Tonight was a journey through Bonnie’s pretty extensive back catalogue of sixteen studio albums. While songs from Slipstream were featured ;- a delightful cover of Dylan’s Million Miles, Gerry Rafferty’s Right Down The Line (with a touching tribute to the late Scottish singer), Not Cause I Wanted To – with a false start as Bonnie needed the monitor mix just right – and a version of Down To You that nearly set light to the theatre!
The audience however were delighted when she delved back to some of her earlier recordings – often with an aside from Bonnie commenting on her age and how long it had been since a certain albums release - and delivered some of her best vocal performances on the likes of Angel From Montgomery and Love Has No Pride played virtually solo with just voice and acoustic guitar, as the audience hardly dared to breath! The title song from Nick Of Time released twenty four years ago, a point Bonnie made saying she was in her forties when she released it – but she showed that this lady can still deliver and the extra years have in no way diminished her talents. Dressed in a green jewelled blouse, tight blue jeans that fit perfectly, and applying lipstick as she commented “this ain’t no girl, I’m a woman!” Bonnie demonstrated that with a Strat and bottleneck slide she was not in the mood to take prisoners!

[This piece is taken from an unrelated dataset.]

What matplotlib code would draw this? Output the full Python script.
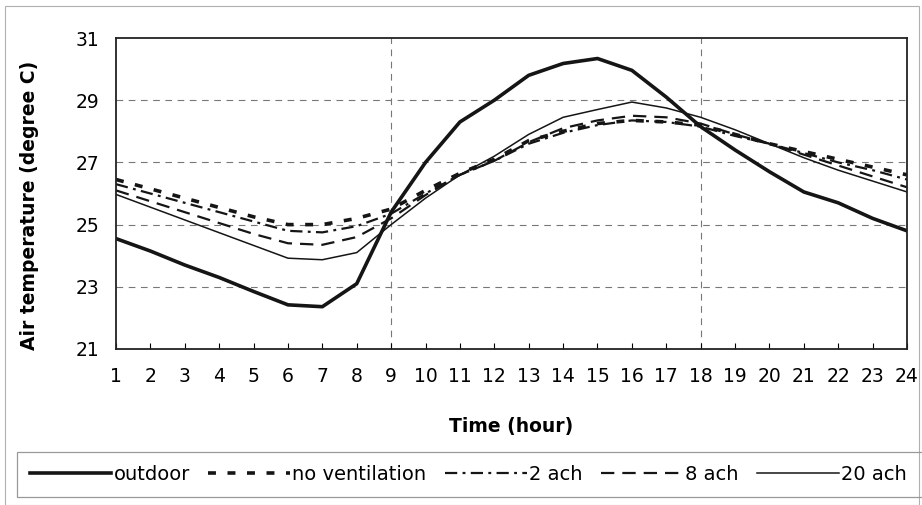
import matplotlib
matplotlib.use("Agg")
import matplotlib.pyplot as plt
from matplotlib.patches import Rectangle

plt.rcParams['font.family'] = ['DejaVu Sans']

# hourly air temperatures (degree C)
hours = list(range(1, 25))
outdoor = [24.55, 24.15, 23.7, 23.3, 22.85, 22.42, 22.36, 23.1, 25.4, 27.0, 28.3, 29.0,
           29.8, 30.18, 30.34, 29.96, 29.1, 28.15, 27.4, 26.7, 26.05, 25.7, 25.2, 24.8]
no_vent = [26.45, 26.15, 25.85, 25.55, 25.25, 25.0, 25.0, 25.2, 25.5, 26.1, 26.65, 27.1,
           27.7, 28.0, 28.25, 28.35, 28.3, 28.2, 27.9, 27.6, 27.35, 27.1, 26.85, 26.6]
ach2 = [26.3, 26.0, 25.7, 25.4, 25.1, 24.8, 24.75, 24.95, 25.35, 26.0, 26.6, 27.05,
        27.6, 27.95, 28.2, 28.35, 28.3, 28.15, 27.85, 27.6, 27.3, 27.0, 26.75, 26.45]
ach8 = [26.1, 25.75, 25.4, 25.05, 24.7, 24.4, 24.35, 24.6, 25.2, 25.95, 26.6, 27.05,
        27.65, 28.1, 28.35, 28.5, 28.45, 28.25, 27.9, 27.6, 27.25, 26.9, 26.55, 26.2]
ach20 = [25.97, 25.56, 25.15, 24.74, 24.33, 23.92, 23.87, 24.1, 25.0, 25.85, 26.6, 27.2,
         27.9, 28.45, 28.7, 28.94, 28.75, 28.45, 28.05, 27.6, 27.15, 26.75, 26.4, 26.05]
labels = ['outdoor', 'no ventilation', '2 ach', '8 ach', '20 ach']
yticks = [21, 23, 25, 27, 29, 31]

fig = plt.figure(figsize=(9.22, 5.05), dpi=100)
ax = fig.add_axes([116 / 922, 1 - 349 / 505, (907 - 116) / 922, (349 - 38) / 505])

ink = '#151515'
ax.plot(hours, outdoor, color=ink, lw=2.6, label=labels[0])
ax.plot(hours, no_vent, color=ink, lw=2.6, dashes=(2.2, 3.2), label=labels[1])
ax.plot(hours, ach2, color=ink, lw=1.6, dashes=(5.5, 2.4, 1.3, 2.4), label=labels[2])
ax.plot(hours, ach8, color=ink, lw=1.6, dashes=(6.0, 3.6), label=labels[3])
ax.plot(hours, ach20, color=ink, lw=1.1, label=labels[4])

ax.set_xlim(1, 24)
ax.set_ylim(21, 31)
ax.set_xticks(hours)
ax.set_yticks(yticks)
ax.tick_params(axis='y', length=0, pad=12, labelsize=13.5)
ax.tick_params(axis='x', direction='in', length=4, width=0.8, pad=13, labelsize=13.5)

for y in yticks[1:-1]:
    ax.axhline(y, color='#777777', lw=0.8, dashes=(6, 5), zorder=0)
for x in [9, 18]:
    ax.axvline(x, color='#777777', lw=0.8, dashes=(6, 5), zorder=0)

for s in ax.spines.values():
    s.set_linewidth(1.3)
    s.set_color('#222222')

ax.set_ylabel('Air temperature (degree C)', fontsize=13.5, fontweight='bold')
ax.yaxis.set_label_coords(-0.097, 0.463)
ax.set_xlabel('Time (hour)', fontsize=13.5, fontweight='bold')
ax.xaxis.set_label_coords(0.5, -0.219)

# outer frame and legend box
fig.patches.append(Rectangle((5 / 922, 0), 914 / 922, 499 / 505, transform=fig.transFigure,
                             fill=False, ec='#b0b0b0', lw=0.8))
fig.patches.append(Rectangle((17 / 922, 1 - 497 / 505), 1.0, 45 / 505, transform=fig.transFigure,
                             fill=False, ec='#999999', lw=0.9))

leg = fig.legend(loc='center left', bbox_to_anchor=(12 / 922, 1 - 474.5 / 505), ncol=5,
                 frameon=False, fontsize=14, handlelength=4.2, handletextpad=0.12,
                 columnspacing=0.95)

fig.savefig('out.png', dpi=100)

Playing for nearly two hours finally Bonnie drew the set to an end, but the audience were all on their feet roaring out their approval, until she quickly came back out to rightly heap praise on her band and crew for providing not only great music, but fantastic sound and lights throughout the show. Then she concluded with an encore that was beyond the sublime singing I Can’t Make You Love Me from her Luck Of The Draw album the aforementioned Love Has No Pride from Give It Up and Have A Heart and Real Man from Nick Of Time ending one of those “glad I was there nights.
Her last words were “It’s an honour to be this age and still doing this for a living!” – well there are a heck of a lot of years still left in my view.